I am assuming the main drill has a 118 degree point angle here.  The starting tip of the center drill is ground at 120 degrees.  The spotting/center drill should have a LARGER angle than the drill that follows for it to follow with proper guidance, not walking around as the cutting lips make contact with a 90 degree hole part way out on the cutting lips, which leads to chatter and poor following.  The chisel point of the larger drill should be first to contact the work in the starter hole and start cutting, with the cutting lips taking over the job from the center outward, not starting by taking notches from some random points on the cutting lips.  In this way the starter hole is truly guiding the drill.

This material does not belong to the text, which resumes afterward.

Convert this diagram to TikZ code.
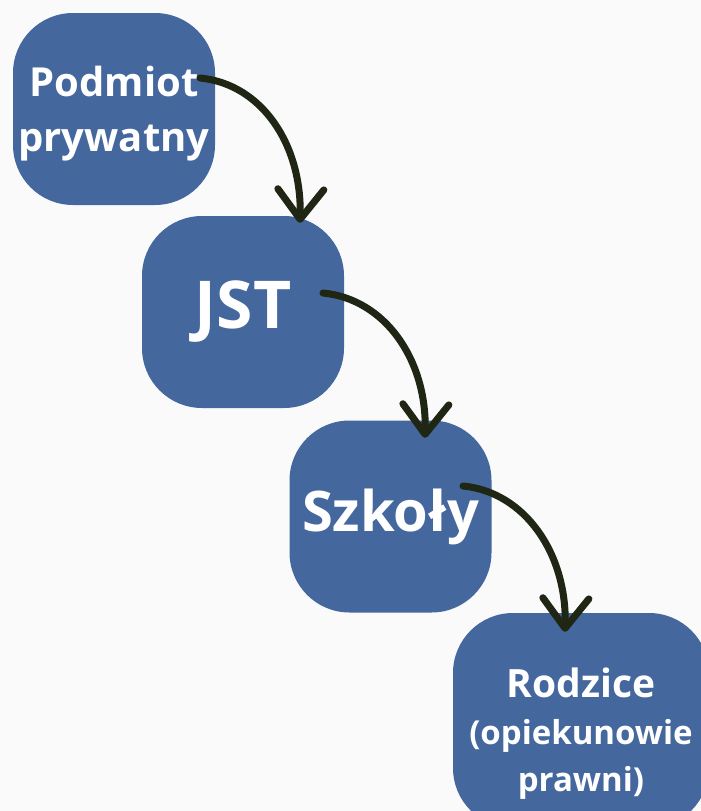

Using the 60 degree main cutting portion of a center drill to make a starting hole for a drill is a really poor idea, even worse than the 90 degree spotting drill, but it is very commonly done.  Using the parallel bore caused by the entire tip of the center drill penetrating the work is not quite as bad, but still wrong, and is also sometimes done in error.

Again, the only way a starting drill can facilitate centering of the drill and locating where the drill should follow is for the included angle of the starting/spotting drill to be slightly larger than the drill which will follow.  That would mean a 120 degree spotting drill for a 118 degree drill to follow, and a 140 degree spotting drill for a 135 degree drill to follow.

I understand quite well that what I am posting here is not common practice.  If you disagree with it, please explain to me why it is wrong.

Specifically, in the case of starting a hole in a curved surface, which is what the OP was trying to do, the center drill is a pretty good choice because it is extremely rigid, has a 120 degree starting angle, and can leave a small, well centered starting hole if pecked lightly and carefully, avoiding the need for milling the curved surface flat first, which would be probably be best for higher precision work.  A spotting drill has a larger chisel point and is also less rigid than the center drill is, and is therefore more likely to walk off the curved surface.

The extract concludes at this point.